Gündem
09 Oca 2013 17:35 Son Güncelleme: 23 Kas 2018 14:36

SONER YALÇIN; 'ÇALIŞAN GAZETECİLER GÜNÜ'NDE SİLİVRİ'DEYİZ'

Soner Yalçın "Çalışan Gazeteciler Günü'nde Silivri'de bulunan gazeteci arkadaşlarımızla destek ziyaretinde bulunacağız" dedi

Soner Yalçın "Yarın, Çalışan Gazeteciler Günü'nde Silivri'ye gideceğiz. Silivri'de bulunan gazeteci arkadaşlarımızla destek ziyaretinde bulunacağız" dedi

Gazeteci yazar Soner Yalçın bugün saat 14.00’de avukatı ve kız arkadaşı Halide Didem Kurt ile birlikte Levent Polis Merkezi’ne gelerek imza attı. Polis merkezinde yaklaşık 5 dakika kalan Soner Yalçın çıkışta gazetecilerin sorularını yanıtladı.

Soner Yalçın, "Daha öncede bellirttiğim gibi bu Soner Yalçın’ın kişisel bir meselesi değildir. Bu her hafta karakola gelip gitmenin bir eziyeti değildir. Bu bir aydınlanma mücadelesidir. Bu basın özgürlüğü mücadelesidir. Burada Soner Yalçın’a bu kararı vererek bir aydını güvenilmez tablo çizmek istiyorlar. Biz bunu reddediyoruz. Türk aydını bu ülkeye bağlıdır. Kazısanız da bu ülkeden gitmez diyoruz. Buna devam edeceğiz. Bu hepimizin davası bu sizlerinde davası bu gazetecilik, habercilik davası. Bu gerçeğe aşkla bağlı olma davası" dedi.
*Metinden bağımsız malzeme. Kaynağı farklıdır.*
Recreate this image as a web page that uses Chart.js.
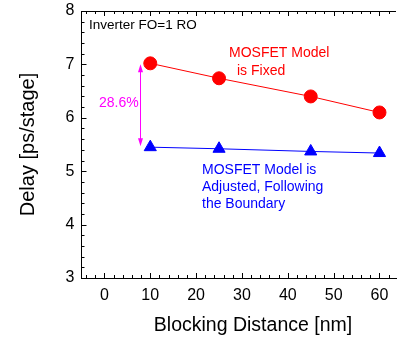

'ÇALIŞAN GAZETECİLER GÜNÜ’NDE SİLİVRİ’DEYİZ'
10 Ocak Çalışan Gazeteciler Günü’ne ilişkin soru üzerine Yalçın, "Yarın, Çalışan Gazeteciler Günü’nde Silivri’ye gideceğiz. Silivri’de bulunan gazeteci arkadaşlarımızla destek ziyaretinde bulunacağız. Bütün gazeteci arkadaşları mutlaka ama mutlaka Silivri’ye mahkeme çağırıyorum. Oradaki gazeteci arkadaşlarımızında yalnız olmadığını göstermeliyiz. Bu mesele kesinlikle kişisel bir dava değildir. Buna böyle bakmamız lazım.
Hangi gazetede, hangi televizyonda çalışırsak çalışalım, hangi siyasal düşünceye sahip olursak olalım, bunun bir basın özgürlüğü davası olduğunu göstermemiz lazım. Gazetecinin , yazarın yazdıklarına söylediklerine dokunulmazlık verilmesi tararftarı olmamız lazım. Milletvekilinin kürsü dokunulmazlığı varsa gazetecinin de yazarında yazı yazma özgürlüğü ve dokunulmazlığı olması lazım" ifadelerini kullandı.

'BU DAVALARIN HEPSİ SİYASİ DAVALARDIR'
Bir gazetecinin ’Bu dava nasıl sonuçlanacak sizce? sorusu üzerine Yalçın "Bu davaların hepsi siyasi davalardır. Ancak siyasetle son bulacağına inanıyorum. Çünkü o mahkemelerden de Türkiye halkının büyük çoğunluğu adalet beklemiyor. Bu mahkemeler zaten bitmiştir. Artık gereksizdir. Başbakanın dahi güvenmediği bir mahkemenin hiç bir inandırıcılığı hiçbir kabul edilir yanı yoktur. Öyle ki 13 Aralık 2012’de dünya tarihinde olmamış bir şey olmuş yüzbinlerce insan mahkeme önüne gitmiş mahkemeye inanmadıklarını, güvenmediklerini göstermiştir. Zaten kamuoyu anketleri de bunu gösteriyor. O davalar bitmiştir. Gereksiz uzatılıyor ve insanlara gereksiz eziyet çektiriliyor" diye cevap verdi.